The twelve wrought miracles (Mat. 10:1). Paul's “signs of an apostle” (2 Cor. 13:12) = miracles. Internal evidence confirms the tradition that Mark was the “interpreter of Peter,” and that Luke's gospel and the Acts had the sanction of Paul. Since the purpose of the Spirit's bestowment was to qualify those who were to be the teachers and founders of the new religion, it is only fair to assume that Christ's promise of the Spirit was valid not simply to the twelve but to all who stood in their places, and to these not simply as speakers, but, since in this respect they had a still greater need of divine guidance, to them as writers also.

The epistle to the Hebrews, with the letters of James and Jude, appeared in the lifetime of some of the twelve, and passed unchallenged; and the fact that they all, with the possible exception of 2 Peter, were very early accepted by the churches founded and watched over by the apostles, is sufficient evidence that the apostles regarded them as inspired productions. As evidences that the writers regarded their writings as of universal authority, see 1 Cor. 1:2—“unto the church of God which is at Corinth … with all that call upon the name of our Lord Jesus Christ in every place,” etc.; 7:17—“so ordain I in all the churches”; Col. 4:16—“And when this epistle hath been read among you, cause that it be read also in the church of the Laodiceans”; 2 Pet. 3:15, 16—“our beloved brother Paul also, according to the wisdom given to him, wrote unto you.” See Bartlett, in Princeton Rev., Jan. 1880:23–57; Bib. Sac., Jan. 1884:204, 205.

Johnson, Systematic Theology, 40—“Miraculous gifts were bestowed at Pentecost on many besides apostles. Prophecy was not an uncommon gift during the apostolic period.” There is no antecedent improbability that inspiration should extend to others than to the principal leaders of the church, and since we have express instances of such inspiration in oral utterances (Acts 11:28; 21:9, 10) it seems natural that there should have been instances of inspiration in written utterances also. In some cases this appears to have been only an inspiration of superintendence. Clement of Alexandria says only that Peter neither forbade nor encouraged Mark in his plan of writing the gospel. Irenæus tells us that Mark's gospel was written after the death of Peter. Papias says that Mark wrote down what he remembered to have heard from Peter. Luke does not seem to have been aware of any miraculous aid in his writing, and his methods appear to have been those of the ordinary historian.

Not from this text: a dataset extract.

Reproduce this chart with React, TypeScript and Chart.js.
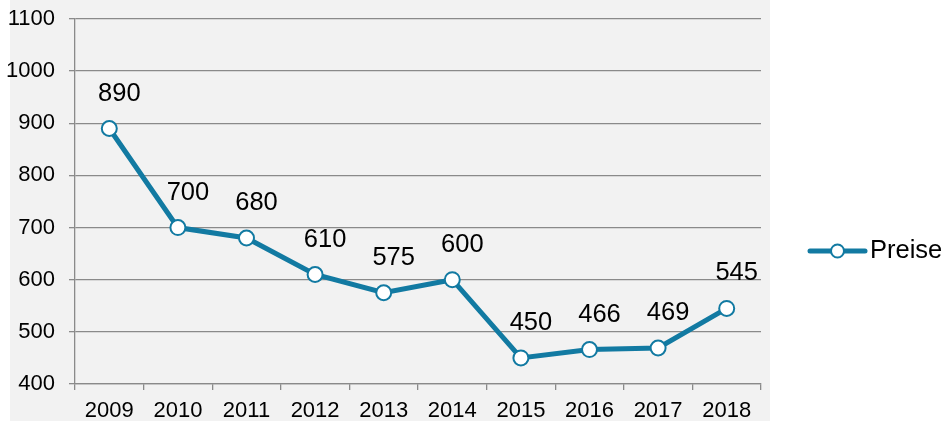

6. The chief proof of inspiration, however, must always be found in the internal characteristics of the Scriptures themselves, as these are disclosed to the sincere inquirer by the Holy Spirit. The testimony of the Holy Spirit combines with the teaching of the Bible to convince the earnest reader that this teaching is as a whole and in all essentials beyond the power of man to communicate, and that it must therefore have been put into permanent and written form by special inspiration of God.

Foster, Christian Life and Theology, 105—“The testimony of the Spirit is an argument from identity of effects—the doctrines of experience and the doctrines of the Bible—to identity of cause. … God-wrought experience proves a God-wrought Bible. … This covers the Bible as a whole, if not the whole of the Bible. It is true so far as I can test it. It is to be believed still further if there is no other evidence.”Lyman Abbott, in his Theology of an Evolutionist, 105, calls the Bible “a record of man's laboratory work in the spiritual realm, a history of the dawning of the consciousness of God and of the divine life in the soul of man.” This seems to us unduly subjective. We prefer to say that the Bible is also God's witness to us of his presence and working in human hearts and in human history—a witness which proves its divine origin by awakening in us experiences similar to those which it describes, and which are beyond the power of man to originate.

G. P. Fisher, in Mag. of Christ. Lit., Dec. 1892:239—“Is the Bible infallible? Not in the sense that all its statements extending even to minutiæ in matters of history and science are strictly accurate. Not in the sense that every doctrinal and ethical statement in all these books is incapable of amendment. The whole must sit in judgment on the parts. Revelation is progressive. There is a human factor as well as a divine. The treasure is in earthen vessels. But the Bible is infallible in the sense that whoever surrenders himself in a docile spirit to its teaching will fall into no hurtful error in matters of faith and charity. Best of all, he will find in it the secret of a new, holy and blessed life, ‘hidden with Christ in God’ (Col. 3:3). The Scriptures are the witness to Christ. … Through the Scriptures he is truly and adequately made known to us.” Denney, Death of Christ, 314—“The unity of the Bible and its inspiration are correlative terms. If we can discern a real unity in it—and I believe we can when we see that it converges upon and culminates in a divine love bearing the sin of the world—then that unity and its inspiration are one and the same thing. And it is not only inspired as a whole, it is the only book that is inspired. It is the only book in the world to which God sets his seal in our hearts when we read in search of an answer to the question, How shall a sinful man be righteous with God? … The conclusion of our study of Inspiration should be the conviction that the Bible gives us a body of doctrine—a ‘faith which was once for all delivered unto the saints’ (Jude 3).”